Friday, March 19, 2004

summer is at long last here. days of tranquil restiveness. days reserved for nothing but leisure and laying back, most of the time anyway.

but that was then. now is a different story. yesterday, i would have told you of my carefree summer plans. i would have talked of better days to come. but again, that was yesterday, and today is a whole new day. a glooming peace enveloped the day. the sun refused to show his welcome light upon this dreary day, but it was all the more fitting to the sadness that befell me. i realize now, that despite by efforts, i may have to retake ee21 this summer.
in better circumstances, it would have been somewhat acceptable, true, i may still be sad and troubled, but i would have been fine afterward knowing that i could do nothing about it. but this was different. i did do something about it. i studied the subject for three freakin days. i was adept at solving the problems upto the topics that we discussed. for what? for an exam that exceeded the coverage of our lesson. for his usual end of sem torment of masked as an exam. and with his taunting smile. fuck him! he isnt worth my time.
he is not worth ranting about. i will act calmly and rationally. i will see the positive side in all this. like how i will no longer be bored in the summer. like how i will have an allowance. like how i will be spared from work at home. what else? there must be more.

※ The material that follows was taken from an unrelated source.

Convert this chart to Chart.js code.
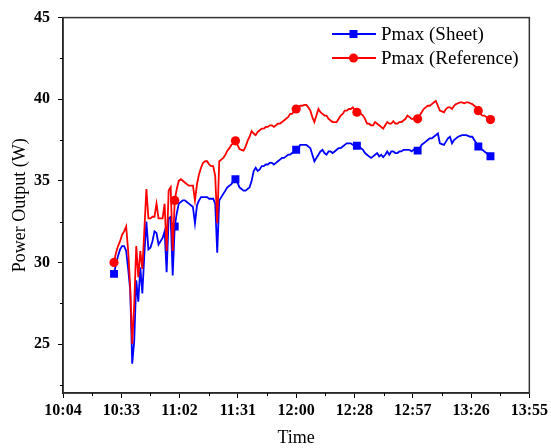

but that is all a lie. it is sad to fail. especially when it comes unexpectedly. i really thought that i would ace this test. and i would have too, had he stuck with the coverage. stupid git of a stupid teacher. with your stupid lousy ideologisms and so called principles that you bent according to your whims and whams. you are nothing but a self egotistic, conceited braggart who enjoys tormenting he poor unfortunate souls that happen to pass by your hands. you mask in your principles your true character of prudeness and evil. anyway, you are not worth my time. i would rather take this subject again and again than beg you for grades. i would sooner drop from school than subject myself to your mercy. you are not my keeper, and i take no quarter from you. to hell with you, you vile insolent bastard! i am so much more than you in more ways than you can imagine. i dont need you. i hate you! i hate you!